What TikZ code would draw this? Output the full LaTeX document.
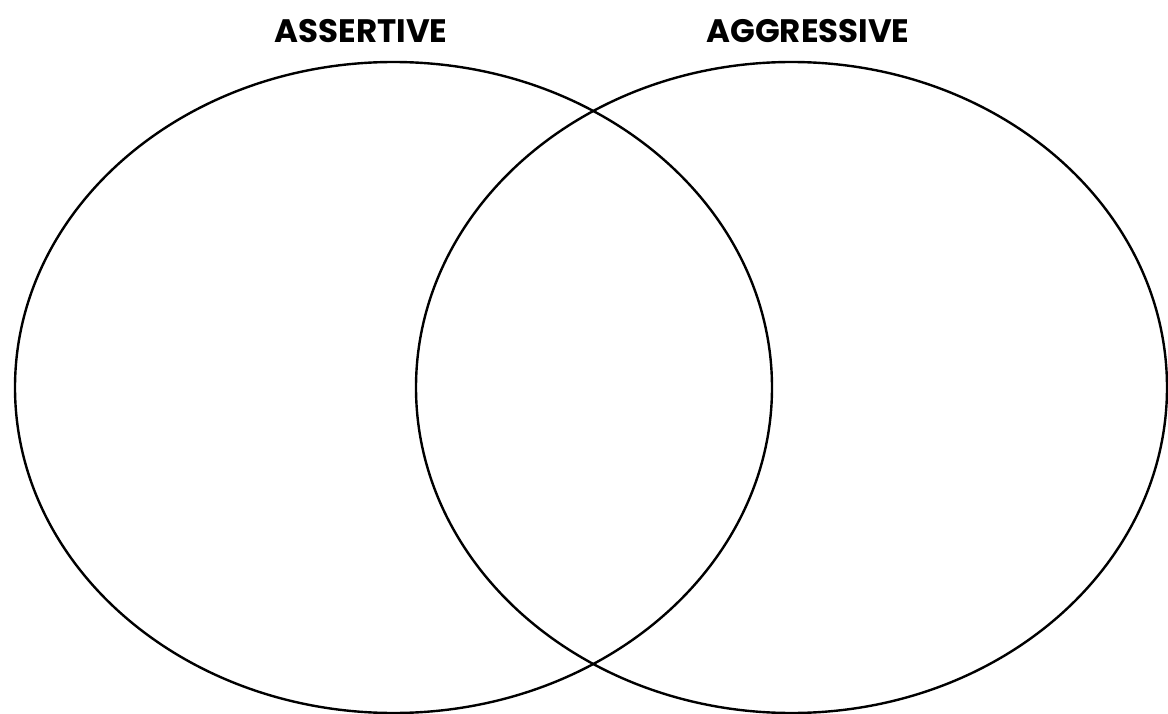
\documentclass[tikz,border=0pt]{standalone}
\usepackage{fontspec}
\setmainfont{Poppins}
\begin{document}
\begin{tikzpicture}[x=1pt,y=-1pt,
  ring/.style={draw=black,line width=2.4pt},
  heading/.style={font=\fontsize{32.5}{32.5}\selectfont\bfseries,inner sep=0pt,anchor=base}]
\useasboundingbox (0,0) rectangle (1168,714);
\draw[ring] (393.5,387.5) ellipse [x radius=378.5, y radius=325.5];
\draw[ring] (791.5,387.5) ellipse [x radius=375.5, y radius=325.5];
\node[heading] (assertive) at (361,43) {ASSERTIVE};
\node[heading] (aggressive) at (808,43) {AGGRESSIVE};
\end{tikzpicture}
\end{document}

PROMPT —
Write the full listing out again with every line unchanged, but include no pictures.

THE RESULT —
What TikZ code would draw this? Output the full LaTeX document.
\documentclass[tikz,border=0pt]{standalone}
\usepackage{fontspec}
\setmainfont{Poppins}
\begin{document}
\begin{tikzpicture}[x=1pt,y=-1pt,
  ring/.style={draw=black,line width=2.4pt},
  heading/.style={font=\fontsize{32.5}{32.5}\selectfont\bfseries,inner sep=0pt,anchor=base}]
\useasboundingbox (0,0) rectangle (1168,714);
\draw[ring] (393.5,387.5) ellipse [x radius=378.5, y radius=325.5];
\draw[ring] (791.5,387.5) ellipse [x radius=375.5, y radius=325.5];
\node[heading] (assertive) at (361,43) {ASSERTIVE};
\node[heading] (aggressive) at (808,43) {AGGRESSIVE};
\end{tikzpicture}
\end{document}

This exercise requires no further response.